On demande des études statistiques sur les élevages qui ont été impactés, notamment sur l’immunité des brebis, parce qu’il y a des brebis qui meurent sur cette maladie, mais il y a aussi beaucoup de brebis qui sont immunisés et qui n’auront plus la maladie. On demande aussi une observation du déplacement des moucherons en France. Ça se fait assez facilement : on piège des moucherons, on envoie ça à des labos pour voir quel type de FCO ils transportent. Ça nous permet d’avoir une carte en temps réel en France sur la dispersion des virus.

Boris Emeriau

Pour Eric Lions, la difficulté vient de la multiplication des nouvelles épidémies, mais le président de la chambre d’agriculture assure que ses services « sont sur le pont ».

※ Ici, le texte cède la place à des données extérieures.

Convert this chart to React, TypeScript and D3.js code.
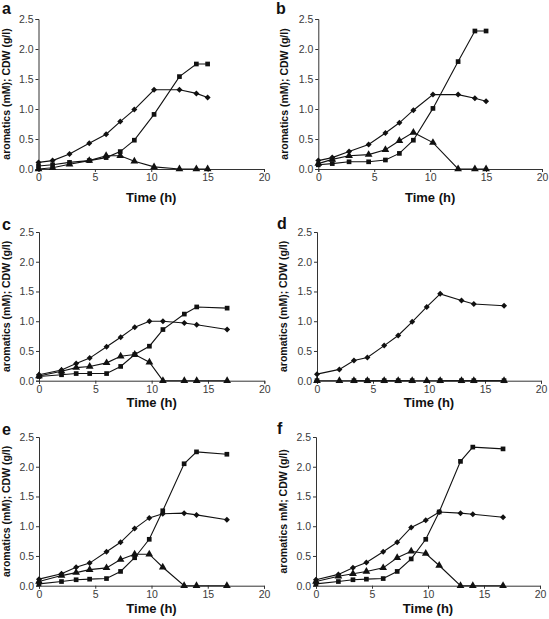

Hélas, avec le changement climatique, il y a 7 nouvelles maladies qui arrivent chaque année en région Provence-Alpes-Côte d’Azur. Donc bien entendu, tout ça est surveillé de près et on essaie de gérer au mieux ces nouvelles maladies. Il faut être très très attentif à tout cela. On est dans un monde de libre-échange où tout circule beaucoup, et y compris les maladies, hélas. Et c’est ce qui nous arrive aujourd’hui. Ça fait beaucoup de choses à gérer, à traiter. Tous les services sont sur le pont pour faire en sorte de pouvoir anticiper au maximum et surtout prévenir, faire de la prévention. Et on appelle bien entendu, nous les éleveurs, à vacciner leurs animaux dès que les vaccins seront disponibles.

Eric Lions

En effet, face à la virulence et à la vitesse de l’épidémie, supérieures aux épisodes passés, la production de vaccins rencontre des difficultés, ajoute Eric Lions.

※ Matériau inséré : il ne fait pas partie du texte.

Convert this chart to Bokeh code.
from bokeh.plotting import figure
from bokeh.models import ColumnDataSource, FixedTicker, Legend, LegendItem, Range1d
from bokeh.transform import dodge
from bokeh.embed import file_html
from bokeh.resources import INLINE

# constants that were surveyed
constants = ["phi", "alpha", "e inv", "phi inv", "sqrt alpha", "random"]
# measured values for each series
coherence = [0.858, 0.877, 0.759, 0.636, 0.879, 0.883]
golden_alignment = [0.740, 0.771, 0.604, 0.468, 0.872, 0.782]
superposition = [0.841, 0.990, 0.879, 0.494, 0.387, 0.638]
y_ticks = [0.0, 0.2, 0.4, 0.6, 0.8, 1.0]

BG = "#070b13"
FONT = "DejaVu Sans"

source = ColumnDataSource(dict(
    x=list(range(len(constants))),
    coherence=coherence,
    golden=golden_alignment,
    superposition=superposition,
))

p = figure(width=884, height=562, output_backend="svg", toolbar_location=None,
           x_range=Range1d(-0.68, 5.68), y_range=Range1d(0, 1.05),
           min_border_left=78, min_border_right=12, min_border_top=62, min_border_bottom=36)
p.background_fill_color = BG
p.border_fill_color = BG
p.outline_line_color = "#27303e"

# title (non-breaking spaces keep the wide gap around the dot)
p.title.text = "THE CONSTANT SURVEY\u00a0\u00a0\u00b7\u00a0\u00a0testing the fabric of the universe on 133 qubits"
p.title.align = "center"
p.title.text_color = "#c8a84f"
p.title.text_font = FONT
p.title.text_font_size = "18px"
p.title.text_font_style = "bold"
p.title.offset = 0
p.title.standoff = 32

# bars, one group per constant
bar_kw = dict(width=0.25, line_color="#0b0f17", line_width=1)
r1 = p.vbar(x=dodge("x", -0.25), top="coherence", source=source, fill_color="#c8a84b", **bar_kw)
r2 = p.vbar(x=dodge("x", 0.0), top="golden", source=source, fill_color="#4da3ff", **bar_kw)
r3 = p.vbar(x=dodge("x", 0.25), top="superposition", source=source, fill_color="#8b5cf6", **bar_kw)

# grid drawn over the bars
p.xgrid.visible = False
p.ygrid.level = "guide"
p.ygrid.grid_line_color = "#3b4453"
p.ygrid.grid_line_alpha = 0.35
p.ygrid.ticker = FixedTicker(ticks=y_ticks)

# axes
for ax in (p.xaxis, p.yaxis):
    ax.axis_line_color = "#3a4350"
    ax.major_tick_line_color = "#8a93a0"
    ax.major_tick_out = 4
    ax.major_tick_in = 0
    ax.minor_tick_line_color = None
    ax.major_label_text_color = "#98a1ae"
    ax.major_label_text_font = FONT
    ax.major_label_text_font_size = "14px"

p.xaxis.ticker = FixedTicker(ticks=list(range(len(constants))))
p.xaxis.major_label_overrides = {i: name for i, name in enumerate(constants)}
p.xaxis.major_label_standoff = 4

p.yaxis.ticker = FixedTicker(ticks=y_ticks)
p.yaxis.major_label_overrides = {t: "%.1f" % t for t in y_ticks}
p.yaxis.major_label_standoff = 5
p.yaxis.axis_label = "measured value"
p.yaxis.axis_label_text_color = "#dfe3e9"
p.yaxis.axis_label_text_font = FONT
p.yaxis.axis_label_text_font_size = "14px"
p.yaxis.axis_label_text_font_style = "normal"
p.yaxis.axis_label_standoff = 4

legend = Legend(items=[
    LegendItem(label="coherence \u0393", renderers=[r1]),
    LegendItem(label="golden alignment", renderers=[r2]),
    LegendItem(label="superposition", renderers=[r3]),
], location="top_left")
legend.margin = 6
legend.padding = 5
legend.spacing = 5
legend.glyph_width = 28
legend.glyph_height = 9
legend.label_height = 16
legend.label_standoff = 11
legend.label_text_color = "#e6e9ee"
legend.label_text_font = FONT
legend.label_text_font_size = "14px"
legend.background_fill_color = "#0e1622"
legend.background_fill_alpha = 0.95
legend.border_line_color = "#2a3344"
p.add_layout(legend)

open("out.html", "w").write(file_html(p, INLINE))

Mais pour la Confédération paysanne, la vaccination comporte également des risques.

Ce qui nous pend au nez c’est qu’il y ait beaucoup de types de FCO différentes, et qu’à chaque fois que la maladie arrive sur le territoire on nous incite à vacciner. Sauf que si on a une vingtaine de séroptypes différents avec une vingtaine de vaccins différents on va passer notre vie à vacciner les brebis. Et ça ça a un impact financier parce que bien sûr ces vaccins c’est nous qui les payons, on n’a aucune aide, mais également forcément sur les animaux parce que si on passe notre temps à les vacciner, à les mettre dans des couloirs de tri, ça a un impact négatif sur leur santé à long terme.

Boris Emeriau

Boris Emeriau expose les demandes du syndicat dans l’immédiat.

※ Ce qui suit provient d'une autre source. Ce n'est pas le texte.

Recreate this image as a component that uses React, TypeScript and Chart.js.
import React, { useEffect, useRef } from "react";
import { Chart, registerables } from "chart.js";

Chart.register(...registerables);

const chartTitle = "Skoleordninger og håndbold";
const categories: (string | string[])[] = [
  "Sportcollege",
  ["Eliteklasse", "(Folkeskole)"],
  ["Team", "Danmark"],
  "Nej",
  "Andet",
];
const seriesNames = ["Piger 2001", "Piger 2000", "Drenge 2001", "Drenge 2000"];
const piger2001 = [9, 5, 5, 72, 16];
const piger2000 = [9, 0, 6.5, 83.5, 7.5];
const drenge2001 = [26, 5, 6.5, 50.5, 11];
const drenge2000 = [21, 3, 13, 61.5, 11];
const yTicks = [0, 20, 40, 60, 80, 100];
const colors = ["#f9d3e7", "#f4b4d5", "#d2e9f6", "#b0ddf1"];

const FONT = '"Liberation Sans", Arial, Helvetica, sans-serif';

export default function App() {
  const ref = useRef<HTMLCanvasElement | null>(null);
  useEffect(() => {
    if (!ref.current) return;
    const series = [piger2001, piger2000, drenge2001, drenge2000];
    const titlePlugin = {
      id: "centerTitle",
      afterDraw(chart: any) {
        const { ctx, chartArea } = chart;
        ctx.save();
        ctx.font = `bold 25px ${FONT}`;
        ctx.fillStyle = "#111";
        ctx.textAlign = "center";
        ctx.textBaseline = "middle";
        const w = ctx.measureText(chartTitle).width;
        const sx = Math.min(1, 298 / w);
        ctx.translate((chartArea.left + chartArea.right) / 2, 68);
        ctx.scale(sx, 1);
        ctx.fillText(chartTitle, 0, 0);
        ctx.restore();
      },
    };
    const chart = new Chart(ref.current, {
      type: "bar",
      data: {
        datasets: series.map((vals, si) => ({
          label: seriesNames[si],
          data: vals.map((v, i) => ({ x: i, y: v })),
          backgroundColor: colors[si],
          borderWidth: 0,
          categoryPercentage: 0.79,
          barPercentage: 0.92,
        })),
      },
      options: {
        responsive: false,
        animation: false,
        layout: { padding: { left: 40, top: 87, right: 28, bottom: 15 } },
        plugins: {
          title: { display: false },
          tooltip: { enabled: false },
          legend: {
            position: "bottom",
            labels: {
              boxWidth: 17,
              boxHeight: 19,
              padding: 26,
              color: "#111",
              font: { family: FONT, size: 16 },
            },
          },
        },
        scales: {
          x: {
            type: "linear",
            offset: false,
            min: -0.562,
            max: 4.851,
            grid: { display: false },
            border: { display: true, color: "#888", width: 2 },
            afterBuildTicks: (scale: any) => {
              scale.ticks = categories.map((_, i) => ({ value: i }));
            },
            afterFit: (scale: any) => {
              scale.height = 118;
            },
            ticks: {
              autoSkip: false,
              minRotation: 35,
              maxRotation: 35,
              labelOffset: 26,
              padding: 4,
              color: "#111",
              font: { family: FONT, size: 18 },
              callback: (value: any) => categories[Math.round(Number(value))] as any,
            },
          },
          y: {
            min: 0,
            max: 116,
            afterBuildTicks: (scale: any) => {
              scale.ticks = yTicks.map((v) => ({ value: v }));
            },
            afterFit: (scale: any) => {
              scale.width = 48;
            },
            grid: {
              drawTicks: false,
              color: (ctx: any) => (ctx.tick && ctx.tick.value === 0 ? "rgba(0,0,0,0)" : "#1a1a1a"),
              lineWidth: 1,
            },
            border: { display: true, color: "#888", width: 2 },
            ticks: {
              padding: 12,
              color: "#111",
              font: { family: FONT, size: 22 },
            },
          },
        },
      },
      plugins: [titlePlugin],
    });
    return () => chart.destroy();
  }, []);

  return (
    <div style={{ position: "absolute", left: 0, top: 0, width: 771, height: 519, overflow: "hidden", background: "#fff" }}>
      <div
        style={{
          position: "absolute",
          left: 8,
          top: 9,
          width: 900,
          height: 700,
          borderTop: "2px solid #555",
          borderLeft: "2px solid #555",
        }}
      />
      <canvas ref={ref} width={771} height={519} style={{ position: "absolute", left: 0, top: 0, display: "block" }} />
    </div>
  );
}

Déjà la prise en charge des vaccins pour ceux qui souhaitent se vacciner, une cartographie précise de l’évolution de la maladie dans le département et à envoyer à tous les agriculteurs parce qu’en fait nous on a très très peu d’infos sur ce qui se passe au jour le jour quasiment. Et en sachant ce qui se passe au jour le jour, ça permet à nous éleveurs de prendre des décisions d’élevage, c’est-à-dire de vacciner ou de ne pas vacciner, de rentrer les animaux en bergerie.

Boris Emeriau

La Chambre d’agriculture précise négocier avec les collectivités pour obtenir des aides financières pour le coût des vaccins, être en discussion avec services de l’État pour gérer cette crise sanitaire, et surveiller l’enjeu de la propagation dans un département de transhumance. En effet, les troupeaux en alpage au-dessus de 1 600 m d’altitude sont pour l’instant protégés par le froid, mais pourraient redescendre avant l’automne et la disparition du moucheron.

Les Hautes-Alpes avaient déjà étaient touchées par la FCO en 2008 et 2017, rappelle Boris Emeriau. Cette année 2024 se rajoute la menace de deux autres épidémies en France, signale Eric Lions : une autre version de la fièvre catarrhale en provenance des Pays-Bas et arrivant dans le Nord-Est de l’hexagone, et la maladie hémorragique épizootique, qui colonise le côté ouest.